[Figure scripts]
******************************

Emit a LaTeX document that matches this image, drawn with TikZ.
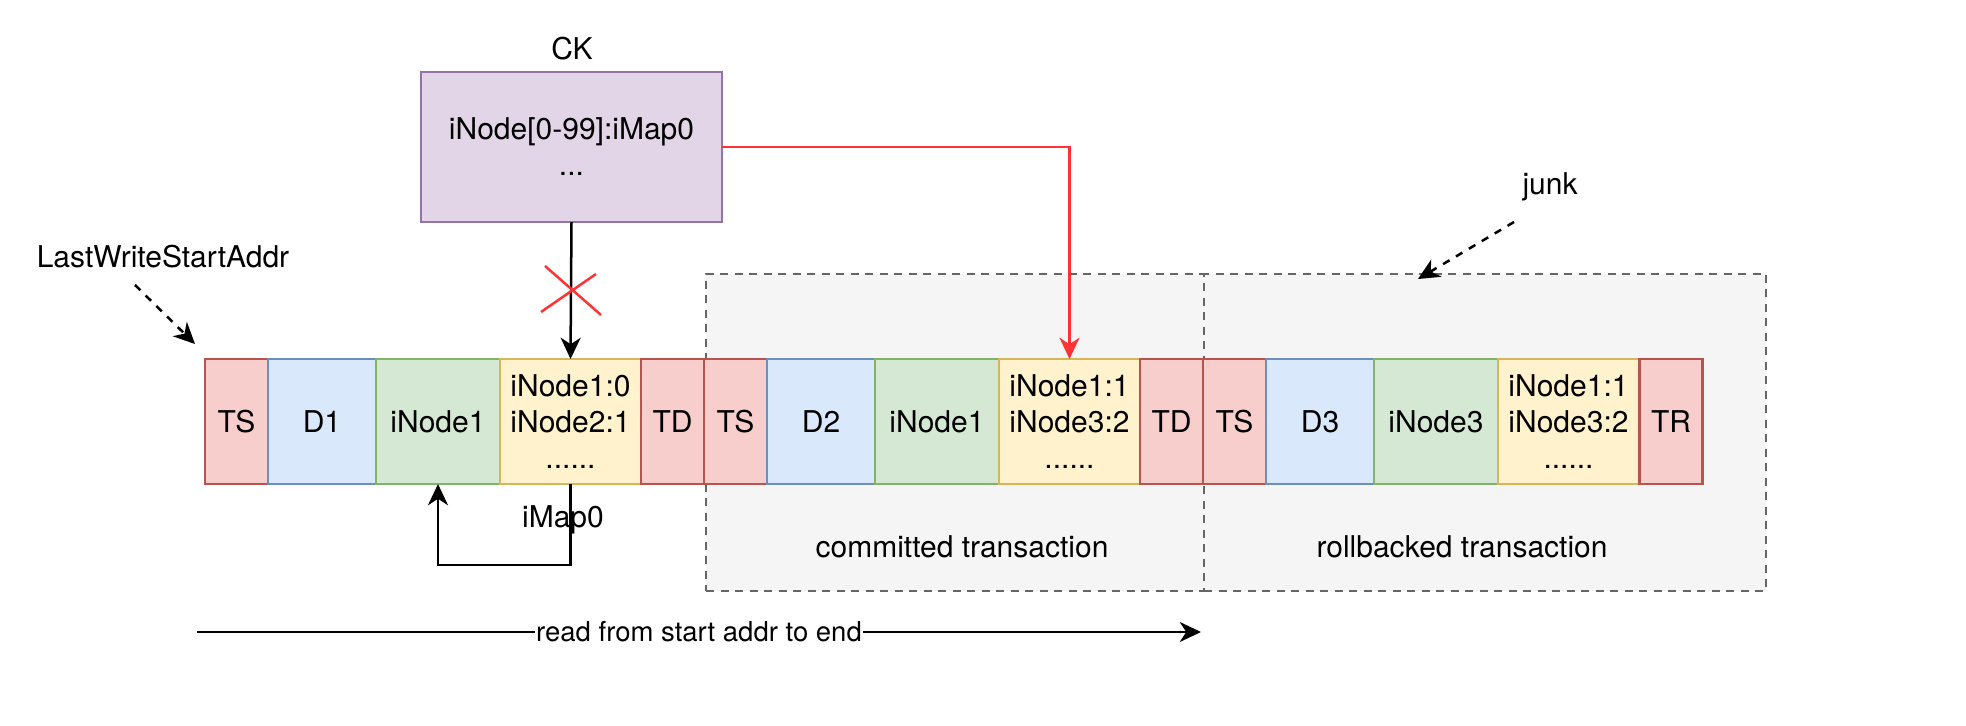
\documentclass[tikz,border=0pt]{standalone}
\usepackage{fontspec}
\setmainfont{TeX Gyre Heros}
\usetikzlibrary{fit,arrows.meta}
\definecolor{redF}{HTML}{F8CECC}\definecolor{redD}{HTML}{B85450}
\definecolor{blueF}{HTML}{DAE8FC}\definecolor{blueD}{HTML}{6C8EBF}
\definecolor{greenF}{HTML}{D5E8D4}\definecolor{greenD}{HTML}{82B366}
\definecolor{yelF}{HTML}{FFF2CC}\definecolor{yelD}{HTML}{D6B656}
\definecolor{purF}{HTML}{E1D5E7}\definecolor{purD}{HTML}{9673A6}
\definecolor{grayF}{HTML}{F5F5F5}\definecolor{grayD}{HTML}{666666}
\definecolor{lineRed}{HTML}{FF3333}
\begin{document}
\begin{tikzpicture}[x=0.4pt,y=-0.4pt,
  font=\fontsize{12}{14.4}\selectfont,
  cell/.style={draw, line width=1pt, inner sep=0pt, outer sep=0pt, align=center, minimum height=50pt},
  tscell/.style={cell, fill=redF, draw=redD, minimum width=25.2pt},
  dcell/.style={cell, fill=blueF, draw=blueD, minimum width=43.2pt},
  icell/.style={cell, fill=greenF, draw=greenD, minimum width=49.6pt},
  ycell/.style={cell, fill=yelF, draw=yelD, minimum width=56.4pt},
  ckbox/.style={cell, fill=purF, draw=purD, minimum width=120.4pt, minimum height=60pt},
  group/.style={fill=grayF, draw=grayD, line width=1pt, dash pattern=on 3.2pt off 2.6pt, inner sep=0pt},
  txt/.style={inner sep=0pt, align=center},
  tipa/.style={-{Stealth[length=8.5pt,width=8pt,inset=2.6pt]}},
  conn/.style={line width=1pt, tipa},
  dashconn/.style={conn, dash pattern=on 3pt off 3pt},
  redconn/.style={conn, draw=lineRed, -{Stealth[length=8.5pt,width=8pt,inset=2.6pt,fill=lineRed]}},
]
\path[use as bounding box] (0,0) rectangle (1966,726);

% transaction groups
\node[group, fit={(706,274)(1204,591)}] (gc) {};
\node[group, fit={(1204,274)(1766,591)}] (gr) {};
\node[txt] (lc) at (962,547) {committed transaction};
\node[txt] (lr) at (1462,547) {rollbacked transaction};

% first transaction
\node[tscell] (ts1) at (236.5,421.5) {TS};
\node[dcell]  (d1)  at (322,421.5) {D1};
\node[icell]  (in1) at (438,421.5) {iNode1};
\node[ycell]  (y1)  at (570.5,421.5) {iNode1:0\\iNode2:1\\......};
\node[tscell] (td1) at (672.5,421.5) {TD};
% second transaction
\node[tscell] (ts2) at (735.5,421.5) {TS};
\node[dcell]  (d2)  at (821,421.5) {D2};
\node[icell]  (in2) at (937,421.5) {iNode1};
\node[ycell]  (y2)  at (1069.5,421.5) {iNode1:1\\iNode3:2\\......};
\node[tscell] (td2) at (1171.5,421.5) {TD};
% third transaction
\node[tscell] (ts3) at (1234.5,421.5) {TS};
\node[dcell]  (d3)  at (1320,421.5) {D3};
\node[icell]  (in3) at (1436,421.5) {iNode3};
\node[ycell]  (y3)  at (1568.5,421.5) {iNode1:1\\iNode3:2\\......};
\node[tscell] (tr)  at (1671,421.5) {TR};

% checkpoint
\node[txt] (cklabel) at (572,49) {CK};
\node[ckbox] (ck) at (571.5,147) {iNode[0-99]:iMap0\\...};

% connectors
\draw[conn] (ck.south) -- (y1.north);
\draw[redconn] (ck.east) -| (y2.north);
\draw[line width=1pt, draw=lineRed] (545,266) -- (601,315);
\draw[line width=1pt, draw=lineRed] (596,274) -- (541,312);

\draw[conn] (y1.south) -- (y1.south |- 0,565) -| (in1.south);
\node[txt] (imap) at (563,520) {iMap0};

% annotations
\node[txt] (lw) at (163,257) {LastWriteStartAddr};
\coordinate (lwa) at (135,285);
\coordinate (lwb) at (195,344);
\draw[dashconn] (lwa) -- (lwb);

\node[txt] (junk) at (1550,187) {junk};
\coordinate (ja) at (1514,222);
\coordinate (jb) at (1418,279);
\draw[dashconn] (ja) -- (jb);

\coordinate (rs) at (197,632);
\coordinate (re) at (1201,632);
\draw[conn] (rs) -- node[fill=white, inner sep=0.5pt, font=\fontsize{11}{13}\selectfont] (readlbl) {read from start addr to end} (re);
\end{tikzpicture}
\end{document}
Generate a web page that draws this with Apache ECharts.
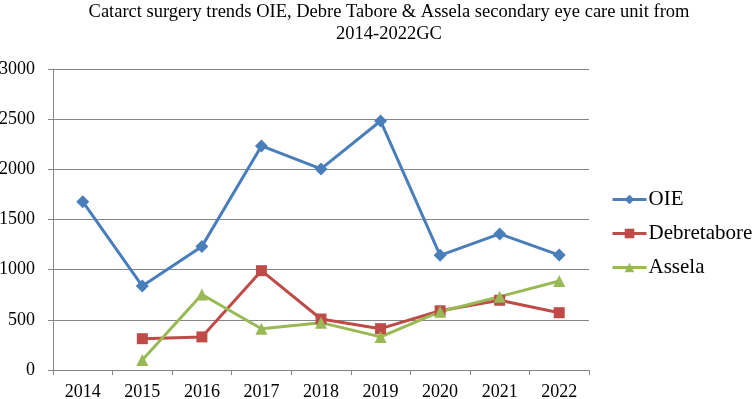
<!DOCTYPE html>
<html><head><meta charset="utf-8">
<script src="https://cdn.jsdelivr.net/npm/echarts@6/dist/echarts.min.js"></script>
<style>html,body{margin:0;padding:0;background:#fff}#c{width:756px;height:399px}</style>
</head><body><div id="c"></div>
<script>
const years = ['2014','2015','2016','2017','2018','2019','2020','2021','2022'];
const oie = [1678, 837, 1232, 2233, 2004, 2482, 1143, 1356, 1145];
const debretabore = [null, 312, 330, 990, 508, 412, 590, 695, 571];
const assela = [null, 100, 752, 411, 472, 330, 581, 731, 887];
const yTicks = [0, 500, 1000, 1500, 2000, 2500, 3000];

const font = 'Liberation Serif, Times New Roman, serif';
const chart = echarts.init(document.getElementById('c'));
chart.setOption({
  animation: false,
  title: {
    text: 'Catarct surgery trends OIE, Debre Tabore & Assela secondary eye care unit from\n2014-2022GC',
    left: 384, top: -4, textAlign: 'center',
    textStyle: {fontFamily: font, fontSize: 18.5, fontWeight: 'normal', color: '#000', lineHeight: 22}
  },
  legend: {
    orient: 'vertical', left: 611, top: 189, itemGap: 13, padding: 0,
    itemWidth: 34, itemHeight: 12,
    lineStyle: {width: 3},
    textStyle: {fontFamily: font, fontSize: 21, color: '#000', padding: [0,0,0,-3]},
    data: ['OIE', 'Debretabore', 'Assela']
  },
  grid: {left: 53, right: 167, top: 69, bottom: 29, containLabel: false, outerBoundsMode: 'none'},
  xAxis: {
    type: 'category', data: years, boundaryGap: true,
    axisLine: {lineStyle: {color: '#868686', width: 1}},
    axisTick: {show: true, length: 5, lineStyle: {color: '#868686'}},
    axisLabel: {fontFamily: font, fontSize: 18, color: '#000', margin: 13}
  },
  yAxis: {
    type: 'value', min: yTicks[0], max: yTicks[yTicks.length-1], interval: 500,
    axisLine: {show: true, lineStyle: {color: '#868686'}},
    axisTick: {show: true, length: 5, lineStyle: {color: '#868686'}},
    splitLine: {lineStyle: {color: '#868686', width: 1}},
    axisLabel: {fontFamily: font, fontSize: 18, color: '#000', margin: 18,
      formatter: v => String(v)}
  },
  series: [
    {name: 'OIE', type: 'line', data: oie, symbol: 'diamond', symbolSize: 13,
     lineStyle: {color: '#4a7ebb', width: 3}, itemStyle: {color: '#4a7ebb'}},
    {name: 'Debretabore', type: 'line', data: debretabore, symbol: 'rect', symbolSize: 11,
     lineStyle: {color: '#be4b48', width: 3}, itemStyle: {color: '#be4b48'}},
    {name: 'Assela', type: 'line', data: assela, symbol: 'triangle', symbolSize: 12,
     lineStyle: {color: '#98b954', width: 3}, itemStyle: {color: '#98b954'}}
  ]
});
</script></body></html>
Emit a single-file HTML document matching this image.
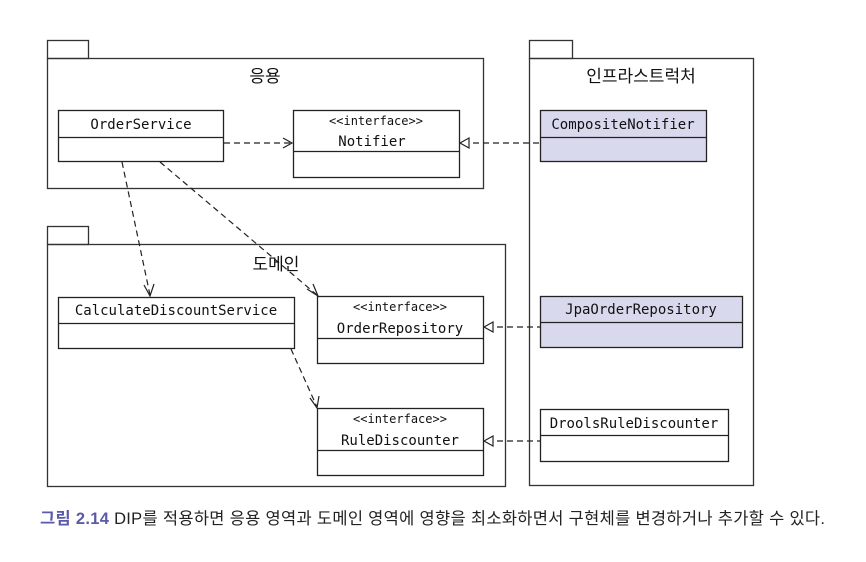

******************************

[Required work] Set the listing down in full and exactly. Pictures within it should not appear in the copy.

[Output for this exercise]
Emit a LaTeX document that matches this image, drawn with TikZ.
\documentclass[tikz,border=0pt]{standalone}
\usepackage{fontspec}
\setmainfont{TeX Gyre Heros}
\usetikzlibrary{fit,arrows.meta}
\definecolor{redF}{HTML}{F8CECC}\definecolor{redD}{HTML}{B85450}
\definecolor{blueF}{HTML}{DAE8FC}\definecolor{blueD}{HTML}{6C8EBF}
\definecolor{greenF}{HTML}{D5E8D4}\definecolor{greenD}{HTML}{82B366}
\definecolor{yelF}{HTML}{FFF2CC}\definecolor{yelD}{HTML}{D6B656}
\definecolor{purF}{HTML}{E1D5E7}\definecolor{purD}{HTML}{9673A6}
\definecolor{grayF}{HTML}{F5F5F5}\definecolor{grayD}{HTML}{666666}
\definecolor{lineRed}{HTML}{FF3333}
\begin{document}
\begin{tikzpicture}[x=0.4pt,y=-0.4pt,
  font=\fontsize{12}{14.4}\selectfont,
  cell/.style={draw, line width=1pt, inner sep=0pt, outer sep=0pt, align=center, minimum height=50pt},
  tscell/.style={cell, fill=redF, draw=redD, minimum width=25.2pt},
  dcell/.style={cell, fill=blueF, draw=blueD, minimum width=43.2pt},
  icell/.style={cell, fill=greenF, draw=greenD, minimum width=49.6pt},
  ycell/.style={cell, fill=yelF, draw=yelD, minimum width=56.4pt},
  ckbox/.style={cell, fill=purF, draw=purD, minimum width=120.4pt, minimum height=60pt},
  group/.style={fill=grayF, draw=grayD, line width=1pt, dash pattern=on 3.2pt off 2.6pt, inner sep=0pt},
  txt/.style={inner sep=0pt, align=center},
  tipa/.style={-{Stealth[length=8.5pt,width=8pt,inset=2.6pt]}},
  conn/.style={line width=1pt, tipa},
  dashconn/.style={conn, dash pattern=on 3pt off 3pt},
  redconn/.style={conn, draw=lineRed, -{Stealth[length=8.5pt,width=8pt,inset=2.6pt,fill=lineRed]}},
]
\path[use as bounding box] (0,0) rectangle (1966,726);

% transaction groups
\node[group, fit={(706,274)(1204,591)}] (gc) {};
\node[group, fit={(1204,274)(1766,591)}] (gr) {};
\node[txt] (lc) at (962,547) {committed transaction};
\node[txt] (lr) at (1462,547) {rollbacked transaction};

% first transaction
\node[tscell] (ts1) at (236.5,421.5) {TS};
\node[dcell]  (d1)  at (322,421.5) {D1};
\node[icell]  (in1) at (438,421.5) {iNode1};
\node[ycell]  (y1)  at (570.5,421.5) {iNode1:0\\iNode2:1\\......};
\node[tscell] (td1) at (672.5,421.5) {TD};
% second transaction
\node[tscell] (ts2) at (735.5,421.5) {TS};
\node[dcell]  (d2)  at (821,421.5) {D2};
\node[icell]  (in2) at (937,421.5) {iNode1};
\node[ycell]  (y2)  at (1069.5,421.5) {iNode1:1\\iNode3:2\\......};
\node[tscell] (td2) at (1171.5,421.5) {TD};
% third transaction
\node[tscell] (ts3) at (1234.5,421.5) {TS};
\node[dcell]  (d3)  at (1320,421.5) {D3};
\node[icell]  (in3) at (1436,421.5) {iNode3};
\node[ycell]  (y3)  at (1568.5,421.5) {iNode1:1\\iNode3:2\\......};
\node[tscell] (tr)  at (1671,421.5) {TR};

% checkpoint
\node[txt] (cklabel) at (572,49) {CK};
\node[ckbox] (ck) at (571.5,147) {iNode[0-99]:iMap0\\...};

% connectors
\draw[conn] (ck.south) -- (y1.north);
\draw[redconn] (ck.east) -| (y2.north);
\draw[line width=1pt, draw=lineRed] (545,266) -- (601,315);
\draw[line width=1pt, draw=lineRed] (596,274) -- (541,312);

\draw[conn] (y1.south) -- (y1.south |- 0,565) -| (in1.south);
\node[txt] (imap) at (563,520) {iMap0};

% annotations
\node[txt] (lw) at (163,257) {LastWriteStartAddr};
\coordinate (lwa) at (135,285);
\coordinate (lwb) at (195,344);
\draw[dashconn] (lwa) -- (lwb);

\node[txt] (junk) at (1550,187) {junk};
\coordinate (ja) at (1514,222);
\coordinate (jb) at (1418,279);
\draw[dashconn] (ja) -- (jb);

\coordinate (rs) at (197,632);
\coordinate (re) at (1201,632);
\draw[conn] (rs) -- node[fill=white, inner sep=0.5pt, font=\fontsize{11}{13}\selectfont] (readlbl) {read from start addr to end} (re);
\end{tikzpicture}
\end{document}
Generate a web page that draws this with Apache ECharts.
<!DOCTYPE html>
<html><head><meta charset="utf-8">
<script src="https://cdn.jsdelivr.net/npm/echarts@6/dist/echarts.min.js"></script>
<style>html,body{margin:0;padding:0;background:#fff}#c{width:756px;height:399px}</style>
</head><body><div id="c"></div>
<script>
const years = ['2014','2015','2016','2017','2018','2019','2020','2021','2022'];
const oie = [1678, 837, 1232, 2233, 2004, 2482, 1143, 1356, 1145];
const debretabore = [null, 312, 330, 990, 508, 412, 590, 695, 571];
const assela = [null, 100, 752, 411, 472, 330, 581, 731, 887];
const yTicks = [0, 500, 1000, 1500, 2000, 2500, 3000];

const font = 'Liberation Serif, Times New Roman, serif';
const chart = echarts.init(document.getElementById('c'));
chart.setOption({
  animation: false,
  title: {
    text: 'Catarct surgery trends OIE, Debre Tabore & Assela secondary eye care unit from\n2014-2022GC',
    left: 384, top: -4, textAlign: 'center',
    textStyle: {fontFamily: font, fontSize: 18.5, fontWeight: 'normal', color: '#000', lineHeight: 22}
  },
  legend: {
    orient: 'vertical', left: 611, top: 189, itemGap: 13, padding: 0,
    itemWidth: 34, itemHeight: 12,
    lineStyle: {width: 3},
    textStyle: {fontFamily: font, fontSize: 21, color: '#000', padding: [0,0,0,-3]},
    data: ['OIE', 'Debretabore', 'Assela']
  },
  grid: {left: 53, right: 167, top: 69, bottom: 29, containLabel: false, outerBoundsMode: 'none'},
  xAxis: {
    type: 'category', data: years, boundaryGap: true,
    axisLine: {lineStyle: {color: '#868686', width: 1}},
    axisTick: {show: true, length: 5, lineStyle: {color: '#868686'}},
    axisLabel: {fontFamily: font, fontSize: 18, color: '#000', margin: 13}
  },
  yAxis: {
    type: 'value', min: yTicks[0], max: yTicks[yTicks.length-1], interval: 500,
    axisLine: {show: true, lineStyle: {color: '#868686'}},
    axisTick: {show: true, length: 5, lineStyle: {color: '#868686'}},
    splitLine: {lineStyle: {color: '#868686', width: 1}},
    axisLabel: {fontFamily: font, fontSize: 18, color: '#000', margin: 18,
      formatter: v => String(v)}
  },
  series: [
    {name: 'OIE', type: 'line', data: oie, symbol: 'diamond', symbolSize: 13,
     lineStyle: {color: '#4a7ebb', width: 3}, itemStyle: {color: '#4a7ebb'}},
    {name: 'Debretabore', type: 'line', data: debretabore, symbol: 'rect', symbolSize: 11,
     lineStyle: {color: '#be4b48', width: 3}, itemStyle: {color: '#be4b48'}},
    {name: 'Assela', type: 'line', data: assela, symbol: 'triangle', symbolSize: 12,
     lineStyle: {color: '#98b954', width: 3}, itemStyle: {color: '#98b954'}}
  ]
});
</script></body></html>
Emit a single-file HTML document matching this image.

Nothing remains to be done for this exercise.